No. The rear end (the end closest to you as the operator) of a push mower should sit higher than the front. This is because you only want the front blade of the mower to cut the grass. If the blade is cutting your lawn on the both front and back ends, you risk extra strain on the engine and a harder time pushing the mower. This discrepancy in angle means that you risk a jagged cut by pulling your mower along your grass in the opposite direction it is supposed to meet it.
Are there any mowers that are safe to pull?
There are mowers that are designed to be dragged behind the operator, but they are specifically made to be towed behind a motorized vehicle such as an ATV. These are typically only used on farmland and would be considered excessive for a suburban yard. Never try to manually pull a tow mower.
Why can’t I pull my self-propelled mower backwards?
Some power mowers have an engine that also provides a slight forward propulsion, meaning that pushing the mower requires less physical exertion from the operator. Some customers are confused when the same is not true when trying to pull the mower backwards. This is a very intentional safety feature from the manufacturer, providing further proof that you should never be dragging the mower towards your feet.
Are push mowers with reverse systems safe?
In recent years there have been a series of mowers that advertise the ability to mow both forwards and backwards with relative efficiency and safety. While these advancements are welcome in the field of horticulture, it should be noted that no safety system is perfect, and good mowing practices should always be observed.
When is my child old enough to operate a power mower?
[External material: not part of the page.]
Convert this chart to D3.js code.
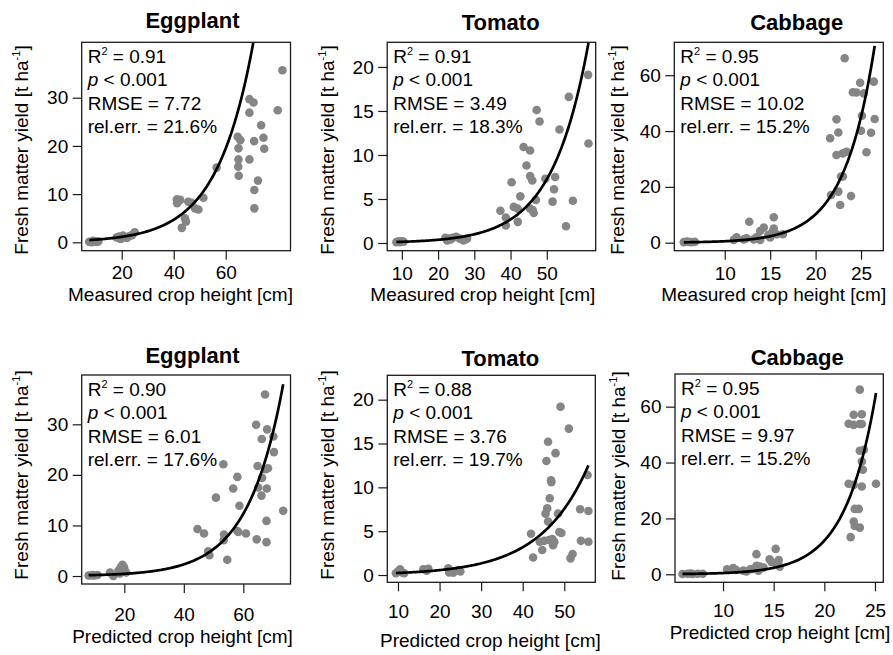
<!DOCTYPE html>
<html lang="en">
  <head>
    <meta charset="UTF-8" />
    <title>Crop height vs fresh matter yield</title>
    <style>
      body { margin: 0; background: #fff; }
      svg text { font-family: "Liberation Sans", Arial, sans-serif; fill: #000; }
    </style>
  </head>
  <body>
    <script src="https://d3js.org/d3.v7.min.js"></script>
    <script>
      // ---- data ----
      const crops = ["Eggplant", "Tomato", "Cabbage"];
      const xTitles = ["Measured crop height [cm]", "Predicted crop height [cm]"];

      // [crop height, fresh matter yield]
      const eggplantMeasured = [
        [7.5, 0.1], [8.5, 0.0], [9.5, 0.2], [10.5, 0.1], [9, 0.3], [11, 0.2],
        [18, 1.0], [19, 1.2], [20, 0.8], [21, 1.1], [22, 0.9], [23, 1.3], [24, 1.5], [25, 2.1], [20.5, 1.4], [19.5, 0.7],
        [41.2, 8.9], [41.3, 8.1], [42.5, 8.8], [45.6, 8.4], [46.9, 8.2], [44.3, 5.0], [44.7, 4.3], [43.1, 3.0],
        [48.2, 7.05], [49.5, 6.8], [51.4, 9.25],
        [56.5, 15.5], [64.6, 21.9], [65.6, 21.2], [64.9, 19.5], [64.9, 17.2], [64.8, 15.7], [65.0, 13.8],
        [69.1, 29.7], [70.7, 29.0], [69.1, 26.9], [69.1, 17.2], [70.9, 21.0], [71, 10.85], [71, 7.05],
        [72.4, 12.8], [73.6, 24.3], [74.5, 21.7], [74.8, 19.4], [80, 27.4], [81.8, 35.7]
      ];
      const tomatoMeasured = [
        [8.5, 0.1], [9, 0.15], [9.5, 0.1], [10, 0.2], [10.5, 0.15], [9.2, 0.2],
        [22, 0.6], [23, 0.5], [23.5, 0.4], [24, 0.6], [25, 0.7], [26, 0.5], [27, 0.3], [27.5, 0.4], [28, 0.5], [22.5, 0.3],
        [37.2, 3.67], [38.7, 2.9], [38.7, 2.0], [40.3, 6.9], [40.9, 4.1], [42, 3.9], [42, 2.4], [42.7, 5.3],
        [43.6, 10.9], [44.4, 8.8], [45.4, 10.5], [45.4, 7.6], [46, 7.1], [45.4, 3.9], [46.1, 3.75], [46.4, 3.4],
        [47, 4.9], [47.2, 15.1], [48, 13.8], [49.6, 7.3], [51.6, 4.7], [52, 6.1], [52.3, 7.5], [53.5, 12.9],
        [55.3, 1.9], [56.1, 16.6], [57.2, 4.8], [61.4, 19.1], [61.5, 11.3]
      ];
      const cabbageMeasured = [
        [5.5, 0.2], [6, 0.3], [6.3, 0.2], [6.7, 0.3], [5.8, 0.4],
        [11, 1.0], [11.3, 1.9], [12.1, 1.2], [12.7, 7.5], [12.4, 1.6], [13.2, 1.2], [13.5, 1.9], [13.9, 1.0],
        [13.9, 4.2], [14.3, 5.4], [14.8, 2.7], [15.2, 3.6], [15.4, 9.1], [15.4, 5.1], [15.7, 3.0], [16.4, 3.0], [15, 1.9],
        [21.6, 37.4], [21.7, 17.1], [22.3, 44.2], [22.5, 39.5], [22.3, 31.4], [22.5, 18.3], [22.7, 13.5],
        [22.8, 23.7], [23.0, 23.7], [23.0, 32.0], [23.2, 66.1], [23.4, 32.6], [23.9, 16.7], [24.1, 53.9],
        [24.5, 53.8], [24.9, 57.3], [25, 40.1], [25.1, 45.5], [25.3, 53.5], [25.6, 32.4], [26.1, 39.4],
        [26.4, 57.7], [26.5, 44.3]
      ];
      const eggplantPredicted = [
        [8, 0.1], [9, 0.1], [10, 0.1], [11, 0.2], [9.5, 0.2],
        [15.2, 0.7], [16.3, 0.0], [18, 1.05], [18.8, 1.7], [19.4, 2.2], [19.9, 1.7], [20.2, 1.05], [18.5, 0.5], [20.6, 0.7],
        [44.6, 9.3], [46.8, 8.4], [48.2, 4.9], [48.6, 4.1], [50.8, 15.5], [53.3, 22.1], [53.4, 7.1], [53.5, 8.2],
        [54.6, 3.2], [56.6, 17.3], [58, 19.6], [58, 8.9], [58.3, 8.7], [58.7, 13.9], [60.9, 8.4],
        [64.3, 29.9], [64.5, 7.25], [64.8, 21.75], [65, 17.5], [66.2, 27.1], [66.3, 19.4], [66.1, 15.9],
        [67.3, 35.9], [67.5, 21.1], [68.0, 29.0], [67.9, 17.3], [67.8, 10.9], [67.8, 6.7], [68.3, 21.3],
        [70.1, 27.6], [70.3, 24.5], [73.4, 12.9]
      ];
      const tomatoPredicted = [
        [9.5, 0.2], [10, 0.4], [10.5, 0.65], [11, 0.3], [11.5, 0.2],
        [16.1, 0.65], [17.3, 0.7], [16.9, 0.5],
        [22.1, 0.76], [22.3, 0.3], [22.9, 0.4], [24.5, 0.57], [25, 0.4], [23.3, 0.27],
        [42, 4.7], [42.5, 2.0], [44.1, 3.8], [44.7, 2.85], [45.2, 3.9], [45.5, 7.0], [45.7, 13.0], [45.9, 7.6],
        [46.1, 15.2], [46.1, 6.1], [46.3, 4.0], [46.5, 8.75], [46.8, 10.8], [46.9, 10.6], [47.1, 4.1], [47.3, 3.4],
        [47.6, 3.8], [47.9, 13.9], [48.5, 7.0], [48.8, 4.9], [49.1, 19.2], [49.3, 4.8], [51.1, 16.7], [51.5, 1.9],
        [52, 2.4], [53.8, 7.5], [54.0, 3.9], [55.6, 11.4], [55.8, 7.3], [55.8, 3.8]
      ];
      const cabbagePredicted = [
        [6, 0.1], [6.5, 0.2], [7, 0.1], [7.5, 0.2], [8, 0.2], [6.8, 0.3],
        [10.4, 1.8], [11, 2.2], [11.3, 1.55], [12, 1.3], [12.3, 1.0], [12.7, 1.8], [13, 1.9], [13.3, 7.2],
        [13.3, 3.0], [13.5, 1.3], [13.65, 2.75], [14, 2.4], [14.6, 5.4], [14.8, 4.3], [15.2, 9.1], [15.5, 5.1],
        [15.6, 2.75], [15.3, 3.9],
        [22.4, 53.9], [22.9, 57.1], [22.9, 53.5], [22.6, 13.3], [22.9, 18.9], [23, 17.3], [23, 23.4], [23.4, 23.4],
        [23.5, 16.7], [22.4, 32.4], [22.9, 32.0], [23.5, 66.1], [23.5, 53.8], [23.7, 57.3], [23.7, 53.8],
        [23.9, 44.6], [23.5, 44.2], [23.7, 40.4], [23.8, 37.4], [23.7, 31.4], [25.1, 32.4]
      ];

      // exponential fit y = a * exp(b * x), one per panel
      const fitA = [0.272, 0.05, 0.0265, 0.0802, 0.098, 0.0164];
      const fitB = [0.0712, 0.0995, 0.2976, 0.0839, 0.0869, 0.33];

      const r2Values = ["0.91", "0.91", "0.95", "0.90", "0.88", "0.95"];
      const rmseValues = ["7.72", "3.49", "10.02", "6.01", "3.76", "9.97"];
      const relErrValues = ["21.6%", "18.3%", "15.2%", "17.6%", "19.7%", "15.2%"];

      const xTickValues = [[20, 40, 60], [10, 20, 30, 40, 50], [10, 15, 20, 25]];
      const yTickValues = [[0, 10, 20, 30], [0, 5, 10, 15, 20], [0, 20, 40, 60]];

      const series = [eggplantMeasured, tomatoMeasured, cabbageMeasured,
                      eggplantPredicted, tomatoPredicted, cabbagePredicted];

      // ---- layout (pixel positions of each panel) ----
      // box: [left, right, top, bottom]
      const layout = [
        { box: [81.7, 290.5, 42.3, 250.7], xd: [4.62, 84.9], yd: [-1.74, 41.5], title: [192.5, 28], xlab: [180.5, 300.5], xtickBase: 279.5, ylabX: 27.5, ylabY: 150 },
        { box: [387.2, 595.7, 42.3, 250.7], xd: [5.96, 63.5], yd: [-0.875, 22.8], title: [500.7, 30], xlab: [482.8, 301], xtickBase: 280, ylabX: 333.5, ylabY: 150 },
        { box: [674.3, 883.3, 42.3, 250.7], xd: [4.45, 27.45], yd: [-2.87, 71.8], title: [796.7, 30], xlab: [773.7, 301], xtickBase: 280, ylabX: 624, ylabY: 150 },
        { box: [81.7, 290.5, 375, 584], xd: [5.68, 75.86], yd: [-1.58, 39.75], title: [192.5, 363], xlab: [182.5, 642.5], xtickBase: 621, ylabX: 27.5, ylabY: 475 },
        { box: [387.3, 595.3, 375.3, 582.3], xd: [7.43, 57.46], yd: [-0.83, 22.78], title: [500.3, 366], xlab: [490.4, 646.5], xtickBase: 618.5, ylabX: 333.5, ylabY: 475 },
        { box: [675, 883.3, 374, 582.3], xd: [5.26, 25.82], yd: [-2.87, 71.7], title: [797.2, 365], xlab: [780, 638.5], xtickBase: 617, ylabX: 625, ylabY: 476 }
      ];

      const fs = 19;
      const ink = "#1a1a1a";
      const dotColor = "#858585";

      const svg = d3.select("body").append("svg")
        .attr("width", 893).attr("height", 655);

      layout.forEach((L, i) => {
        const row = Math.floor(i / 3), col = i % 3;
        const pts = series[i];
        const [left, right, top, bottom] = L.box;

        const x = d3.scaleLinear().domain(L.xd).range([left, right]);
        const y = d3.scaleLinear().domain(L.yd).range([bottom, top]);

        const g = svg.append("g");

        g.append("clipPath").attr("id", "clip" + i)
          .append("rect")
          .attr("x", left).attr("y", top)
          .attr("width", right - left).attr("height", bottom - top);

        // points
        g.append("g").selectAll("circle")
          .data(pts)
          .join("circle")
          .attr("cx", d => x(d[0]))
          .attr("cy", d => y(d[1]))
          .attr("r", 4.3)
          .attr("fill", dotColor);

        // fitted curve
        const [xmin, xmax] = d3.extent(pts, d => d[0]);
        const xs = d3.range(0, 201).map(k => xmin + (xmax - xmin) * k / 200);
        const line = d3.line()
          .x(v => x(v))
          .y(v => y(fitA[i] * Math.exp(fitB[i] * v)));
        g.append("path")
          .datum(xs)
          .attr("d", line)
          .attr("fill", "none")
          .attr("stroke", "#000")
          .attr("stroke-width", 2.7)
          .attr("clip-path", `url(#clip${i})`);

        // axes
        const tickLen = 9;
        const xPad = (L.xtickBase - bottom) - 0.71 * fs - tickLen;
        g.append("g")
          .attr("transform", `translate(0,${bottom})`)
          .call(d3.axisBottom(x).tickValues(xTickValues[col]).tickSize(tickLen).tickPadding(xPad).tickSizeOuter(0))
          .call(a => a.select(".domain").remove())
          .call(a => a.selectAll("line").attr("stroke", ink).attr("stroke-width", 1.2))
          .call(a => a.selectAll("text").attr("font-size", fs).attr("font-family", null).attr("fill", "#000"));

        g.append("g")
          .attr("transform", `translate(${left},0)`)
          .call(d3.axisLeft(y).tickValues(yTickValues[col]).tickSize(tickLen).tickPadding(4.5).tickSizeOuter(0))
          .call(a => a.select(".domain").remove())
          .call(a => a.selectAll("line").attr("stroke", ink).attr("stroke-width", 1.2))
          .call(a => a.selectAll("text").attr("font-size", fs).attr("font-family", null).attr("fill", "#000"));

        // box
        g.append("rect")
          .attr("x", left).attr("y", top)
          .attr("width", right - left).attr("height", bottom - top)
          .attr("fill", "none").attr("stroke", ink).attr("stroke-width", 1.3);

        // title
        g.append("text")
          .attr("x", L.title[0]).attr("y", L.title[1])
          .attr("text-anchor", "middle")
          .attr("font-size", 22).attr("font-weight", "bold")
          .text(crops[col]);

        // x axis title
        g.append("text")
          .attr("x", L.xlab[0]).attr("y", L.xlab[1])
          .attr("text-anchor", "middle")
          .attr("font-size", fs)
          .text(xTitles[row]);

        // y axis title
        const yl = g.append("text")
          .attr("transform", `translate(${L.ylabX},${L.ylabY}) rotate(-90)`)
          .attr("text-anchor", "middle")
          .attr("font-size", fs);
        yl.append("tspan").text("Fresh matter yield [t ha");
        yl.append("tspan").attr("font-size", 11).attr("dy", -8).text("-1");
        yl.append("tspan").attr("dy", 8).text("]");

        // statistics
        const tx = left + 6;
        const s1 = g.append("text").attr("x", tx).attr("y", top + 20.5).attr("font-size", fs);
        s1.append("tspan").text("R");
        s1.append("tspan").attr("font-size", 11).attr("dy", -8).text("2");
        s1.append("tspan").attr("dy", 8).text(" = " + r2Values[i]);

        const s2 = g.append("text").attr("x", tx).attr("y", top + 43.5).attr("font-size", fs);
        s2.append("tspan").attr("font-style", "italic").text("p");
        s2.append("tspan").text(" < 0.001");

        g.append("text").attr("x", tx).attr("y", top + 67.5).attr("font-size", fs)
          .text("RMSE = " + rmseValues[i]);
        g.append("text").attr("x", tx).attr("y", top + 90.5).attr("font-size", fs)
          .text("rel.err. = " + relErrValues[i]);
      });
    </script>
  </body>
</html>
The American medical community generally agrees that a child is capable of understanding and following safe mowing procedures no younger than his or her 12th birthday. At this point, the child is considered developed enough to know what to wear and how to operate a mower, including the cardinal rule of never pulling a running mower backwards.
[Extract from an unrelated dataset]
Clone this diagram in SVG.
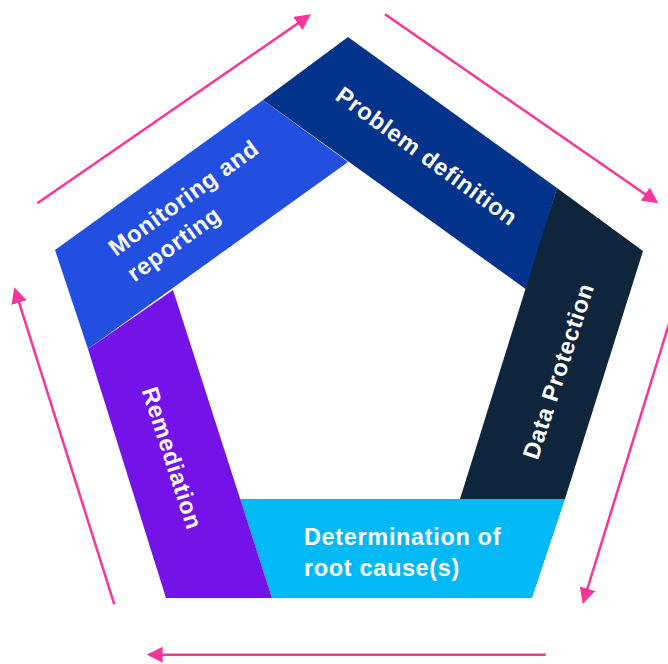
<svg xmlns="http://www.w3.org/2000/svg" width="668" height="664" viewBox="0 0 668 664">
  <style>
    .lbl { font-family: "Liberation Sans", Arial, sans-serif; font-weight: bold; font-size: 23.5px; fill: #ffffff; letter-spacing: 0.65px; }
    .arrow { stroke: #F7369A; stroke-width: 2.5; fill: none; marker-end: url(#ah); }
  </style>
  <defs>
    <marker id="ah" viewBox="0 0 16 16" refX="12" refY="8" markerWidth="16" markerHeight="16" markerUnits="userSpaceOnUse" orient="auto">
      <path d="M0,0 L16,8 L0,16 z" fill="#F7369A"/>
    </marker>
  </defs>
  <rect width="668" height="664" fill="#ffffff"/>

  <g id="problem-definition">
    <polygon points="263,100 348,37 557,188 527,290" fill="#03338B"/>
    <text class="lbl" transform="translate(427,156) rotate(36)" x="0" y="8.4" text-anchor="middle">Problem definition</text>
  </g>

  <g id="data-protection">
    <polygon points="557,188 643,251 565,499 460,499" fill="#0E253C"/>
    <text class="lbl" transform="translate(558,371) rotate(-72)" x="0" y="8.4" text-anchor="middle">Data Protection</text>
  </g>

  <g id="root-cause">
    <polygon points="240,499 565,499 532,598 272,598" fill="#02B8F5"/>
    <text class="lbl" x="304" y="545.3">Determination of</text>
    <text class="lbl" x="304" y="575.8">root cause(s)</text>
  </g>

  <g id="remediation">
    <polygon points="88,349 173,290 272,598 166,598" fill="#7413E7"/>
    <text class="lbl" transform="translate(172.5,458) rotate(72)" x="0" y="8.4" text-anchor="middle">Remediation</text>
  </g>

  <g id="monitoring-reporting">
    <polygon points="55,250 263,100 348,162 88,349" fill="#224FE0"/>
    <g transform="translate(116,257) rotate(-36)">
      <text class="lbl" x="0" y="0">Monitoring and</text>
      <text class="lbl" x="0" y="31.5">reporting</text>
    </g>
  </g>

  <g id="connectors">
    <line class="arrow" x1="37.3" y1="203.3" x2="307.7" y2="16.6"/>
    <line class="arrow" x1="385" y1="14.3" x2="655" y2="201"/>
    <line class="arrow" x1="672" y1="314" x2="583.9" y2="600.2"/>
    <line class="arrow" x1="545.7" y1="654.7" x2="150.7" y2="654.7"/>
    <line class="arrow" x1="114.3" y1="604.3" x2="15.5" y2="291.1"/>
  </g>
</svg>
Are riding mowers safe to use in reverse?
Riding mowers are considered safer to operate in reverse as the operator’s feet are not the direct path of the blades. However, the user still has limited visibility in this situation and diligence is still required in the mower’s operation. In fact, the American Academy of Pediatrics recommends that children not operate a riding mower until they are 16 years of age.
Why does my mower cut better in reverse?
If you ever find yourself in the odd situation where your mower actually does cut better in reverse it means that your blades need to be sharpened. The leading beveled edge that cuts the grass when operated properly has grown dull and needs maintenance so that the mower can be used safely again.
Is it ever acceptable to pull my mower backwards?
While it is generally considered unsafe to mow in reverse, you may need to gently pull back to help yourself pivot the mower out of a very tight spot, such as when mowing around the edges of your yard. Even then, you should be very careful with your movements and only move backwards enough to pivot your mower out of very cramped spaces. Generally though, it’s better to avoid getting into such a situation in the first place rather than backing your way out of it.